But 1996 became a swing year for AIDS patients like Rae who’d been hanging on by a few tattered T cells, planning their funerals. Suddenly, with a new class of medications—protease inhibitors—on the market, drug cocktails became the first regimens that were really effective. “We now had three classes of medications, so we could hit the virus lots of different ways,” says Cohen. “That’s when we saw real change. Instead of just keeping people bumping around for a while, the drugs helped them start living and working again.”
That year, New York City therapist Robert Levithan remembers, “there was this kind of shock. People would come into my office saying, ‘I’ve been waiting to die’—they’d gone into debt, sold their life insurance, lived out all their dreams—and nothing was organized around ‘I could be here in 20 years.’ For some, the idea of readjusting again seemed harder than dying.” Levithan, who counsels HIV patients privately and at the nonprofit Friends in Deed, has been a patient himself since the early '80s, and was near death in the mid-'90s when he won a lottery and got early access to Crixivan, one of the first protease inhibitors. “I looked at it and went, ‘That’s what I’ve been waiting for,’” he says, today in good health.
For Rae, the ride was rougher. Just out of the hospital with her third round of PCP when she went on a protease inhibitor called ritonavir, she got so sick—”I’m talking about getting up at 5 in the morning and sitting in the bathroom bent over,” she says—at one point, she called Cohen and announced she was quitting the drugs. “I had decided that the quality of my life was more important than how long I could live.” A few weeks later when she went in for an appointment, her labs were bleak. Eight T cells. Cohen said, “You have to get back on the medicine.”

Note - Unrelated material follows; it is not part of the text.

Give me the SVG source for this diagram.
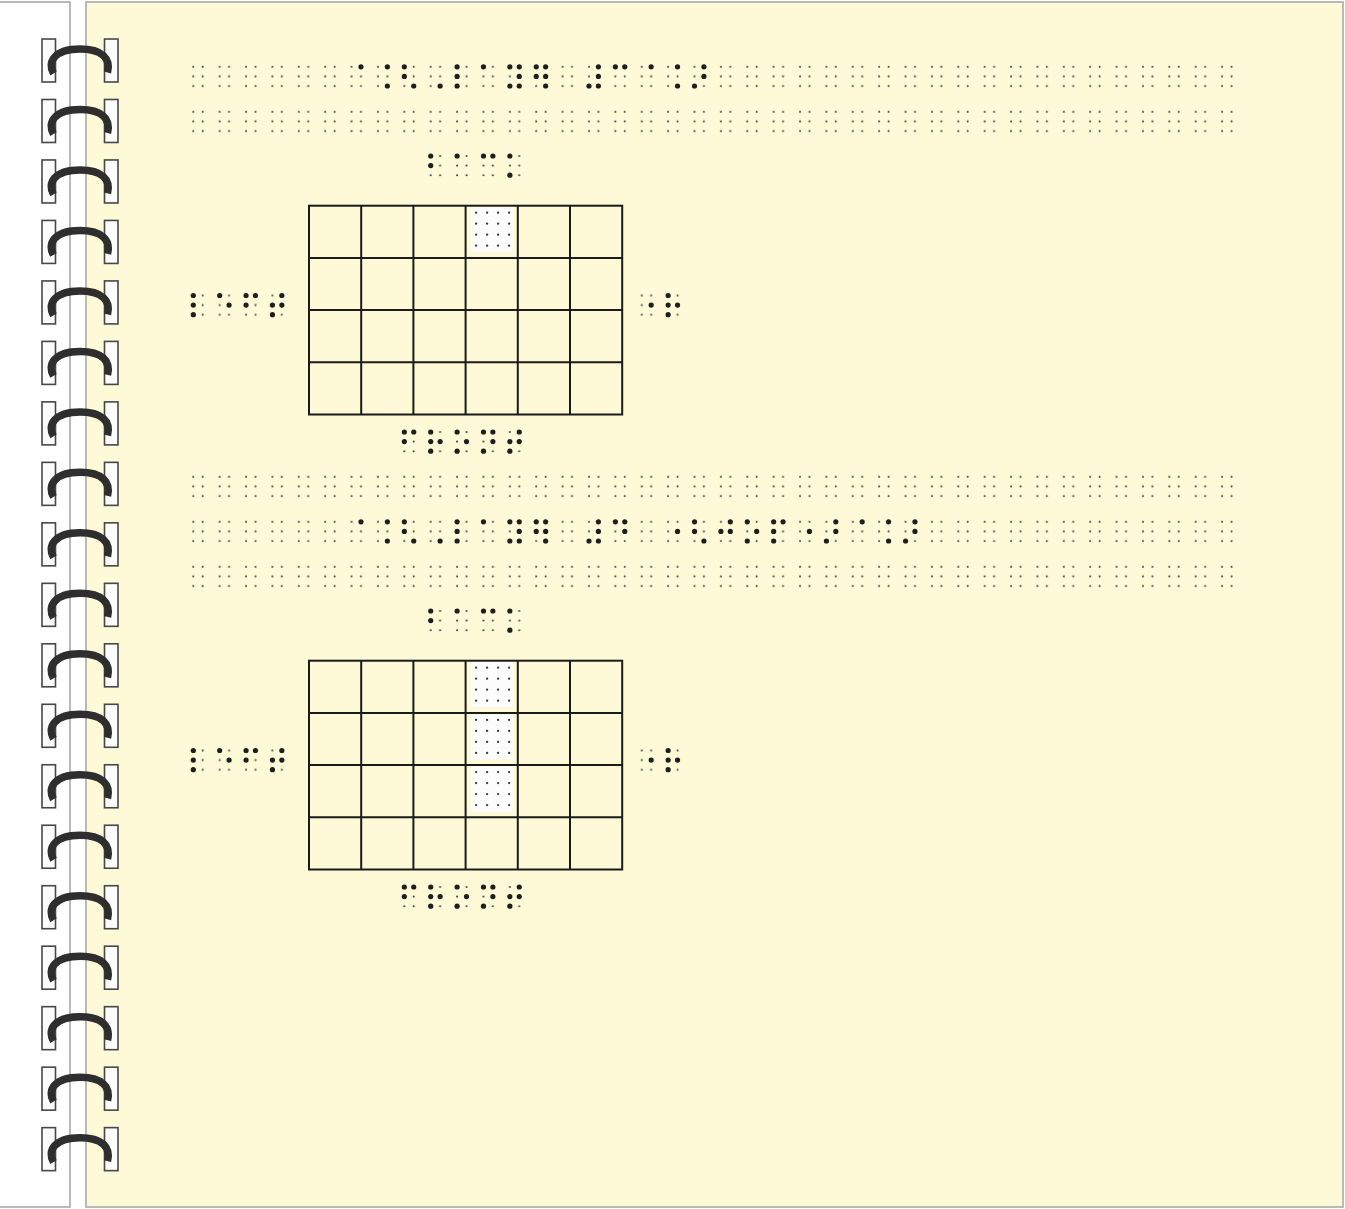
<svg xmlns="http://www.w3.org/2000/svg" xmlns:xlink="http://www.w3.org/1999/xlink" width="1345" height="1209" viewBox="0 0 1345 1209">
<style>
.pg{stroke:#a9a9a9;stroke-width:1.6}
.hole{fill:#fbfbfb;stroke:#474747;stroke-width:1.6}
.coil{fill:none;stroke:#2e2e2e;stroke-width:7.5}
.grid{fill:none;stroke:#1b1b1b;stroke-width:2}
.bd{fill:#1e1e1e}
.ed{fill:#474747}
.hd{fill:#333}
</style>
<defs>
<pattern id="ep" patternUnits="userSpaceOnUse" x="190.3" y="-3" width="26.38" height="26">
<circle class="ed" cx="3" cy="3" r="1.05"/><circle class="ed" cx="3" cy="12.6" r="1.05"/><circle class="ed" cx="3" cy="22.2" r="1.05"/>
<circle class="ed" cx="12.4" cy="3" r="1.05"/><circle class="ed" cx="12.4" cy="12.6" r="1.05"/><circle class="ed" cx="12.4" cy="22.2" r="1.05"/>
</pattern>
<circle id="d1" class="bd" cx="0" cy="0" r="2.6"/>
<circle id="d2" class="bd" cx="0" cy="9.6" r="2.6"/>
<circle id="d3" class="bd" cx="0" cy="19.2" r="2.6"/>
<circle id="d4" class="bd" cx="9.4" cy="0" r="2.6"/>
<circle id="d5" class="bd" cx="9.4" cy="9.6" r="2.6"/>
<circle id="d6" class="bd" cx="9.4" cy="19.2" r="2.6"/>
<g id="b1"><use href="#d1"/></g>
<g id="b4"><use href="#d4"/></g>
<g id="b5"><use href="#d5"/></g>
<g id="b6"><use href="#d6"/></g>
<g id="b12"><use href="#d1"/><use href="#d2"/></g>
<g id="b13"><use href="#d1"/><use href="#d3"/></g>
<g id="b14"><use href="#d1"/><use href="#d4"/></g>
<g id="b15"><use href="#d1"/><use href="#d5"/></g>
<g id="b46"><use href="#d4"/><use href="#d6"/></g>
<g id="b123"><use href="#d1"/><use href="#d2"/><use href="#d3"/></g>
<g id="b124"><use href="#d1"/><use href="#d2"/><use href="#d4"/></g>
<g id="b126"><use href="#d1"/><use href="#d2"/><use href="#d6"/></g>
<g id="b135"><use href="#d1"/><use href="#d3"/><use href="#d5"/></g>
<g id="b145"><use href="#d1"/><use href="#d4"/><use href="#d5"/></g>
<g id="b245"><use href="#d2"/><use href="#d4"/><use href="#d5"/></g>
<g id="b345"><use href="#d3"/><use href="#d4"/><use href="#d5"/></g>
<g id="b1234"><use href="#d1"/><use href="#d2"/><use href="#d3"/><use href="#d4"/></g>
<g id="b1235"><use href="#d1"/><use href="#d2"/><use href="#d3"/><use href="#d5"/></g>
<g id="b1345"><use href="#d1"/><use href="#d3"/><use href="#d4"/><use href="#d5"/></g>
<g id="b2345"><use href="#d2"/><use href="#d3"/><use href="#d4"/><use href="#d5"/></g>
<g id="b3456"><use href="#d3"/><use href="#d4"/><use href="#d5"/><use href="#d6"/></g>
<g id="b13456"><use href="#d1"/><use href="#d3"/><use href="#d4"/><use href="#d5"/><use href="#d6"/></g>
<g id="b12456"><use href="#d1"/><use href="#d2"/><use href="#d4"/><use href="#d5"/><use href="#d6"/></g>
<g id="hl">
<rect x="5.5" y="1.5" width="41.5" height="45" fill="#fcfcfc"/>
<g class="hd">
<circle cx="10.5" cy="7" r="1.15"/><circle cx="21.5" cy="7" r="1.15"/><circle cx="32.5" cy="7" r="1.15"/><circle cx="43.5" cy="7" r="1.15"/>
<circle cx="10.5" cy="18" r="1.15"/><circle cx="21.5" cy="18" r="1.15"/><circle cx="32.5" cy="18" r="1.15"/><circle cx="43.5" cy="18" r="1.15"/>
<circle cx="10.5" cy="29" r="1.15"/><circle cx="21.5" cy="29" r="1.15"/><circle cx="32.5" cy="29" r="1.15"/><circle cx="43.5" cy="29" r="1.15"/>
<circle cx="10.5" cy="40" r="1.15"/><circle cx="21.5" cy="40" r="1.15"/><circle cx="32.5" cy="40" r="1.15"/><circle cx="43.5" cy="40" r="1.15"/>
</g>
</g>
<g id="gridlines">
<rect class="grid" x="0" y="0" width="313.2" height="208.8"/>
<path class="grid" d="M52.2 0V208.8M104.4 0V208.8M156.6 0V208.8M208.8 0V208.8M261 0V208.8M0 52.2H313.2M0 104.4H313.2M0 156.6H313.2"/>
</g>
<g id="ring">
<rect class="hole" x="42" y="-21.5" width="13.5" height="43"/>
<rect class="hole" x="104.5" y="-21.5" width="13.5" height="43"/>
<path class="coil" d="M53.5 13C47 2 54 -11.5 80 -11.5C102 -11.5 111 -2 107.5 12"/>
</g>
</defs>

<g id="pages">
<rect class="pg" x="-2" y="2" width="72" height="1205" fill="#ffffff"/>
<rect class="pg" x="86" y="2" width="1257" height="1205" fill="#fef9d6"/>
</g>

<g id="binding">
<use href="#ring" y="60.5"/><use href="#ring" y="120.98"/><use href="#ring" y="181.46"/><use href="#ring" y="241.94"/>
<use href="#ring" y="302.42"/><use href="#ring" y="362.9"/><use href="#ring" y="423.38"/><use href="#ring" y="483.86"/>
<use href="#ring" y="544.34"/><use href="#ring" y="604.82"/><use href="#ring" y="665.3"/><use href="#ring" y="725.78"/>
<use href="#ring" y="786.26"/><use href="#ring" y="846.74"/><use href="#ring" y="907.22"/><use href="#ring" y="967.7"/>
<use href="#ring" y="1028.18"/><use href="#ring" y="1088.66"/><use href="#ring" y="1149.14"/>
</g>

<g id="text-line-1" transform="translate(0,66.8)">
<rect x="190.3" y="-3" width="1055.2" height="26" fill="url(#ep)"/>
<use href="#b4" x="351.58"/><use href="#b46" x="377.96"/><use href="#b126" x="404.34"/><use href="#b6" x="430.72"/>
<use href="#b123" x="457.1"/><use href="#b1" x="483.48"/><use href="#b13456" x="509.86"/><use href="#b12456" x="536.24"/>
<use href="#b3456" x="589"/><use href="#b14" x="615.38"/><use href="#b4" x="641.76"/><use href="#b46" x="668.14"/><use href="#b345" x="694.52"/>
</g>
<g id="text-line-2" transform="translate(0,111.8)">
<rect x="190.3" y="-3" width="1055.2" height="26" fill="url(#ep)"/>
</g>

<g id="diagram-1">
<g id="title-1" transform="translate(0,156)">
<rect x="427.72" y="-3" width="105.52" height="26" fill="url(#ep)"/>
<use href="#b12" x="430.72"/><use href="#b1" x="457.1"/><use href="#b14" x="483.48"/><use href="#b13" x="509.86"/>
</g>
<g id="grid-1">
<use href="#hl" x="465.6" y="205.7"/>
<use href="#gridlines" x="309" y="205.7"/>
</g>
<g id="left-1" transform="translate(0,295.5)">
<rect x="190.3" y="-3" width="105.52" height="26" fill="url(#ep)"/>
<use href="#b123" x="193.3"/><use href="#b15" x="219.68"/><use href="#b124" x="246.06"/><use href="#b2345" x="272.44"/>
</g>
<g id="right-1" transform="translate(0,295.5)">
<rect x="638.76" y="-3" width="52.76" height="26" fill="url(#ep)"/>
<use href="#b5" x="641.76"/><use href="#b1235" x="668.14"/>
</g>
<g id="bottom-1" transform="translate(0,432)">
<rect x="401.34" y="-3" width="131.9" height="26" fill="url(#ep)"/>
<use href="#b124" x="404.34"/><use href="#b1235" x="430.72"/><use href="#b135" x="457.1"/><use href="#b1345" x="483.48"/><use href="#b2345" x="509.86"/>
</g>
</g>

<g id="text-line-3" transform="translate(0,476.8)">
<rect x="190.3" y="-3" width="1055.2" height="26" fill="url(#ep)"/>
</g>
<g id="text-line-4" transform="translate(0,521.8)">
<rect x="190.3" y="-3" width="1055.2" height="26" fill="url(#ep)"/>
<use href="#b4" x="351.58"/><use href="#b46" x="377.96"/><use href="#b126" x="404.34"/><use href="#b6" x="430.72"/>
<use href="#b123" x="457.1"/><use href="#b1" x="483.48"/><use href="#b13456" x="509.86"/><use href="#b12456" x="536.24"/>
<use href="#b3456" x="589"/><use href="#b145" x="615.38"/>
<use href="#b5" x="668.14"/><use href="#b126" x="694.52"/><use href="#b245" x="720.9"/><use href="#b135" x="747.28"/><use href="#b1234" x="773.66"/>
<use href="#b5" x="800.04"/><use href="#b345" x="826.42"/><use href="#b4" x="852.8"/><use href="#b46" x="879.18"/><use href="#b345" x="905.56"/>
</g>
<g id="text-line-5" transform="translate(0,566.8)">
<rect x="190.3" y="-3" width="1055.2" height="26" fill="url(#ep)"/>
</g>

<g id="diagram-2">
<g id="title-2" transform="translate(0,611)">
<rect x="427.72" y="-3" width="105.52" height="26" fill="url(#ep)"/>
<use href="#b12" x="430.72"/><use href="#b1" x="457.1"/><use href="#b14" x="483.48"/><use href="#b13" x="509.86"/>
</g>
<g id="grid-2">
<use href="#hl" x="465.6" y="660.7"/>
<use href="#hl" x="465.6" y="712.9"/>
<use href="#hl" x="465.6" y="765.1"/>
<use href="#gridlines" x="309" y="660.7"/>
</g>
<g id="left-2" transform="translate(0,750.5)">
<rect x="190.3" y="-3" width="105.52" height="26" fill="url(#ep)"/>
<use href="#b123" x="193.3"/><use href="#b15" x="219.68"/><use href="#b124" x="246.06"/><use href="#b2345" x="272.44"/>
</g>
<g id="right-2" transform="translate(0,750.5)">
<rect x="638.76" y="-3" width="52.76" height="26" fill="url(#ep)"/>
<use href="#b5" x="641.76"/><use href="#b1235" x="668.14"/>
</g>
<g id="bottom-2" transform="translate(0,887)">
<rect x="401.34" y="-3" width="131.9" height="26" fill="url(#ep)"/>
<use href="#b124" x="404.34"/><use href="#b1235" x="430.72"/><use href="#b135" x="457.1"/><use href="#b1345" x="483.48"/><use href="#b2345" x="509.86"/>
</g>
</g>

<g id="connectors"/>
</svg>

Rae held fast; she was done. Cohen, usually matter-of-fact, went ballistic.
“You have to give me some more time. You have to do this for me,” the doctor screamed. “There’s another medicine coming soon and they say the side effects are not as bad. You can’t quit now.” Rae had never seen her like this before. Through all their time together, they had avoided discussing the possibility of her death, but she could now hear it in her doctor’s voice, and that got to her. She agreed to go back on ritonavir for a couple of weeks.
“Back then, Rae was at that brink where many people as immunocompromised as she was didn’t make it,” says Cohen, who after 31 years at Cook County left this summer to focus on the WIHS research and her HIV project in Rwanda, Women’s Equity in Access to Care and Treatment (WE-ACTx). “We’d just be hoping each time a regimen was approved that it would help her get to the next place so we didn’t lose her. Because we lost so many people. She knows how lucky she was to make it through that period.”